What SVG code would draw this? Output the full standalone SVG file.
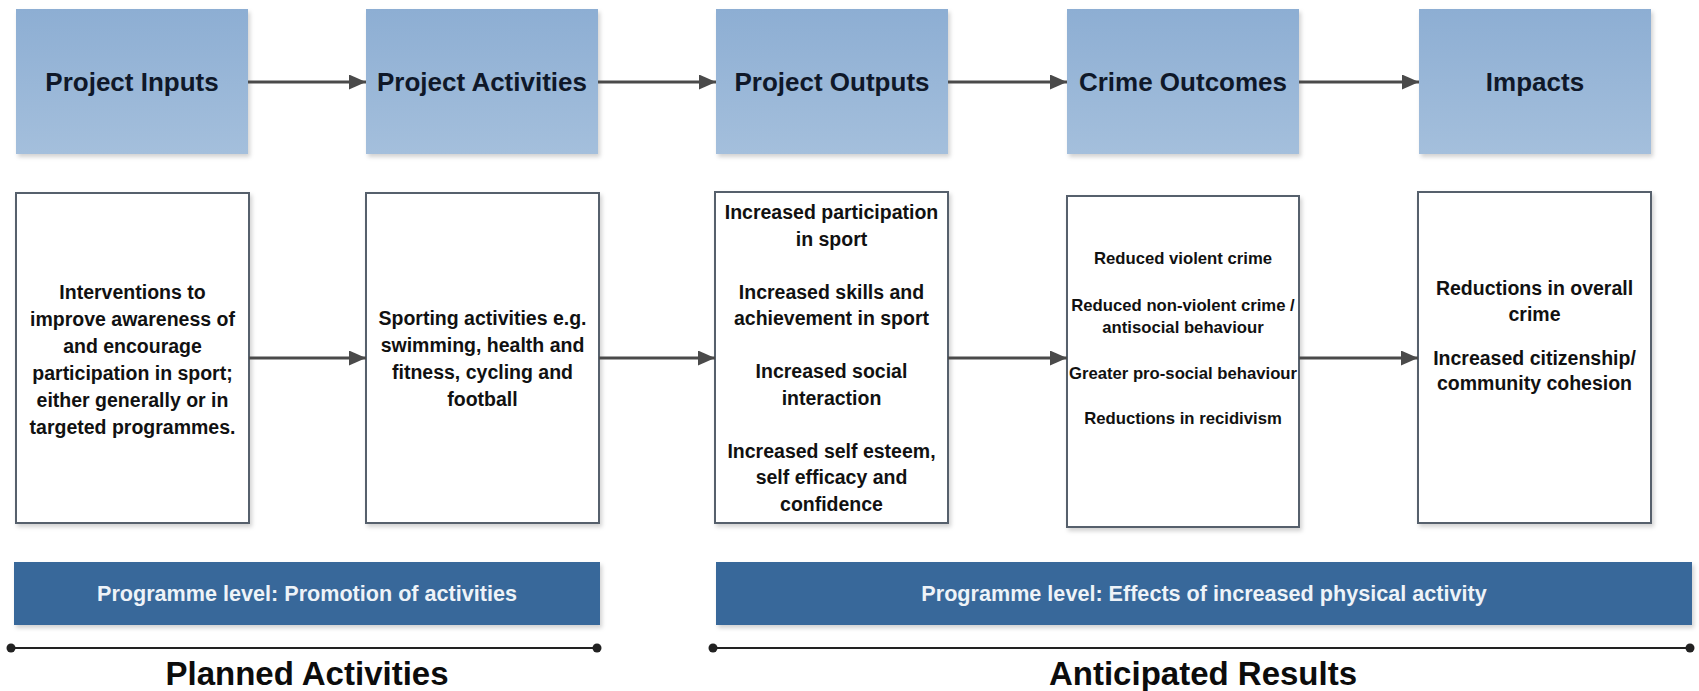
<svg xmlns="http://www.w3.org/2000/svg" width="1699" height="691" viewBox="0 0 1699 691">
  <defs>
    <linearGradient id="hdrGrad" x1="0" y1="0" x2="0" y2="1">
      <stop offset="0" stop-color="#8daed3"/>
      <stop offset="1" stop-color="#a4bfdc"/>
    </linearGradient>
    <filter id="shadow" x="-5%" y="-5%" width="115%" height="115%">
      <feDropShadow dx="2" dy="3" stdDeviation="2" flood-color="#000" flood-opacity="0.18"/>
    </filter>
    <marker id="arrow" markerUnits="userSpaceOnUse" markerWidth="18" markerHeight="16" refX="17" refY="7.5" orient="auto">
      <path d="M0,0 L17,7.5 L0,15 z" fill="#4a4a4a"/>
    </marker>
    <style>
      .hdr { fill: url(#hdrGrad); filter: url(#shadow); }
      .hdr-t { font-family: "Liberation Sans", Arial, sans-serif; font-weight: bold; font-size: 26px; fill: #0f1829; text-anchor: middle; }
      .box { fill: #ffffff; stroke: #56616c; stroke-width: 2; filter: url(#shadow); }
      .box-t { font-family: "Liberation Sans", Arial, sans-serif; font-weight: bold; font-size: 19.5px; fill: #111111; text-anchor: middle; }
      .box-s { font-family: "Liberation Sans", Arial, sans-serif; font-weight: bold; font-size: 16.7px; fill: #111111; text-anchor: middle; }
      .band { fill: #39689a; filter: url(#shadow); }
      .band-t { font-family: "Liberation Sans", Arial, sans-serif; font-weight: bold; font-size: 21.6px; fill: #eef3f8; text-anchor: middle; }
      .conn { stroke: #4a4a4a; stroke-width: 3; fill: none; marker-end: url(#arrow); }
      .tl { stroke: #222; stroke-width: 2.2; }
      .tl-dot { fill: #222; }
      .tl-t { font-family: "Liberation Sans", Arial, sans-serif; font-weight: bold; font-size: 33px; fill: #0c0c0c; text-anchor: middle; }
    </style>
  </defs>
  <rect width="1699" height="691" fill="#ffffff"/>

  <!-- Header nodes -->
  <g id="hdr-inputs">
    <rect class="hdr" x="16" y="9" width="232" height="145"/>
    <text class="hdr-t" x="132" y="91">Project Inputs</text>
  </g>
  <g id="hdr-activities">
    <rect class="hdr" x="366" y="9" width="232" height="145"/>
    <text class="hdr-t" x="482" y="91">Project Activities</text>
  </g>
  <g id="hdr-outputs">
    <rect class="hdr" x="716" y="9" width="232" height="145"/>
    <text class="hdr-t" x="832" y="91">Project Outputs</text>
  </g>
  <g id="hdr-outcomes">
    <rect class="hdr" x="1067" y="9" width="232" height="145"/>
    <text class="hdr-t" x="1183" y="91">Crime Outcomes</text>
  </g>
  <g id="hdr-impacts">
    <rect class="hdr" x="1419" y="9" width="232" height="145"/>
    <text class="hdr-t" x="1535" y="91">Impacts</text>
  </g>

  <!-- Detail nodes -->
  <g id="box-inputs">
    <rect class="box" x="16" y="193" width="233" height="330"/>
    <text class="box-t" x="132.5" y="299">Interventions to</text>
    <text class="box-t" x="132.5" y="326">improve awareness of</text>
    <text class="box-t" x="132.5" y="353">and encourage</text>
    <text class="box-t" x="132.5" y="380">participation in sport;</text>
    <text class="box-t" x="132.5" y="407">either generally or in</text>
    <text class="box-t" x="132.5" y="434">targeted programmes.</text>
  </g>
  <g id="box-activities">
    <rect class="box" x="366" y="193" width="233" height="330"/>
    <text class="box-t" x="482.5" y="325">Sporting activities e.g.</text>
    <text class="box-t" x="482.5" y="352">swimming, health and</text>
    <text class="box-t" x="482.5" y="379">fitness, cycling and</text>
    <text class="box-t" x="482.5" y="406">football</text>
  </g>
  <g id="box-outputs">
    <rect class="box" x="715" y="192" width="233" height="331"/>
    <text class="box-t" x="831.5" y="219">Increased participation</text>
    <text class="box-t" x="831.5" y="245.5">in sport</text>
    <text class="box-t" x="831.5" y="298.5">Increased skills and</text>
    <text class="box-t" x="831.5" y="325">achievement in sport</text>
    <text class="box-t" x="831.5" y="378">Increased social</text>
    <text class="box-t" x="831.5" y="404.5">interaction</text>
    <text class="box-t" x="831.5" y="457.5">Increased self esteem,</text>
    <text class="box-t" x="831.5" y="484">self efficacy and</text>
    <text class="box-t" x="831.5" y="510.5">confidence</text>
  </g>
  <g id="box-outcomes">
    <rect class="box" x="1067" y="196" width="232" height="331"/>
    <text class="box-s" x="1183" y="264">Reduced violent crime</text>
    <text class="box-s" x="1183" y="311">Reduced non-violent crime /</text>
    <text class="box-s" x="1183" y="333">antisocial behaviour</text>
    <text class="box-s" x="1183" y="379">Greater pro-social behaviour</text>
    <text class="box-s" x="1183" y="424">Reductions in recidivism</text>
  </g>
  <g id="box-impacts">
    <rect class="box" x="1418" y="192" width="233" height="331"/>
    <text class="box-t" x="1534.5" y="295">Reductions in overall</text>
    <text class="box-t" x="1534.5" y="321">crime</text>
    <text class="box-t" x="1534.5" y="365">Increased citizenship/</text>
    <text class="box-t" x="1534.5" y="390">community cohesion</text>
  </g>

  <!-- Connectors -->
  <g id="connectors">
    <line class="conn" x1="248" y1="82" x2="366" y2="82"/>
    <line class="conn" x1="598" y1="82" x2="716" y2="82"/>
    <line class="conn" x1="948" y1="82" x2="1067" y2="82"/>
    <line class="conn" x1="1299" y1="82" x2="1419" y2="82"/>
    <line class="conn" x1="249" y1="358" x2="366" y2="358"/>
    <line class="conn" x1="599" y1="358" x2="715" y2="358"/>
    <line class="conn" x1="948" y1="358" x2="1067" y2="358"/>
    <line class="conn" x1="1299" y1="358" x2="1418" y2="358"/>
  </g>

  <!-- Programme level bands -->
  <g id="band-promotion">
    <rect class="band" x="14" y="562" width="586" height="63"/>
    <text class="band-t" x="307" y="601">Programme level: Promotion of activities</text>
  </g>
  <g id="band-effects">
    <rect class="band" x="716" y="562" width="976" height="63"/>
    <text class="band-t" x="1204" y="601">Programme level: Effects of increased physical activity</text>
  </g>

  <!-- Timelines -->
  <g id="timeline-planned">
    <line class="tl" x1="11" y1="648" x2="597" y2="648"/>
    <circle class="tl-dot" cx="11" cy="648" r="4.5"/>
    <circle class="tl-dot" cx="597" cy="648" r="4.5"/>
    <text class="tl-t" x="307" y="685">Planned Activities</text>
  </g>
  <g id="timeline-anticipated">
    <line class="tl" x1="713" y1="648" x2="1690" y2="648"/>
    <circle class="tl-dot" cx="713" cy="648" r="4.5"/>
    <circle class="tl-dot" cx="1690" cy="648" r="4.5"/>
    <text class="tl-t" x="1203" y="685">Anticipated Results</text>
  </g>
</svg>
=-=-=-=-=
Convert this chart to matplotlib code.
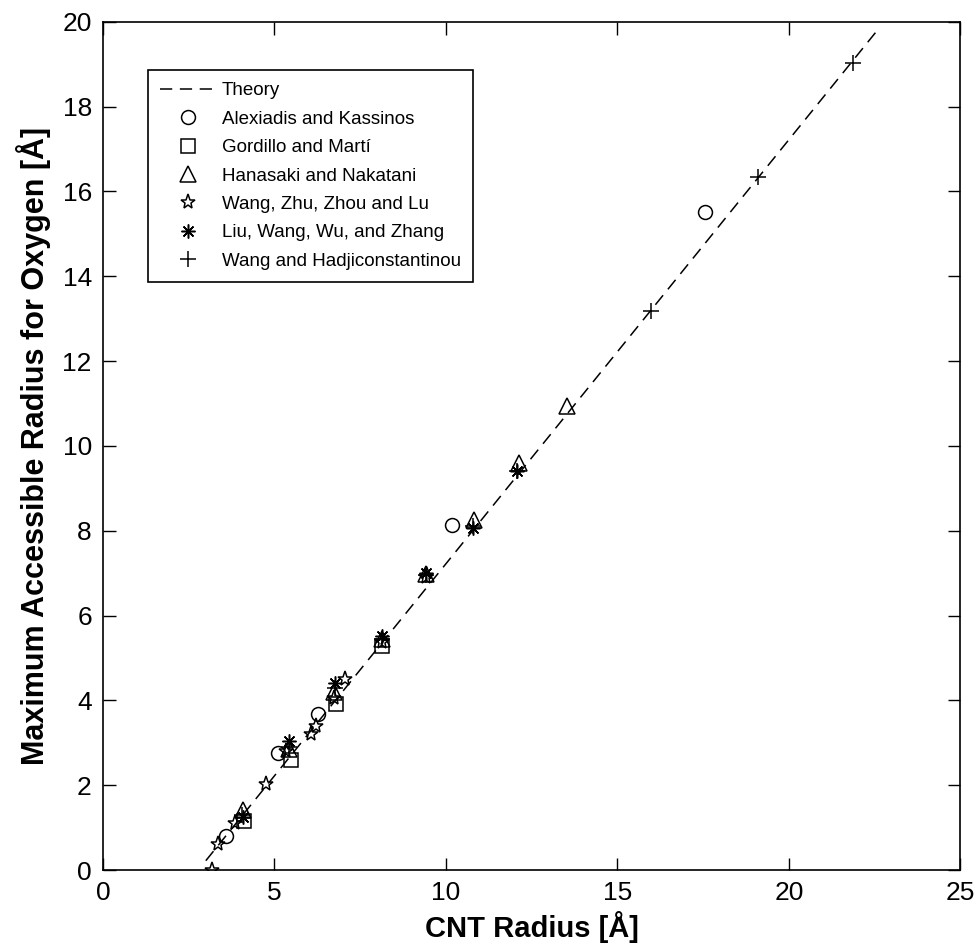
=-=-=-=-=
■ **Aim of the task**
Copy every line above that includes the string "this".

■ **Output of the task**
What SVG code would draw this? Output the full standalone SVG file.
Convert this chart to matplotlib code.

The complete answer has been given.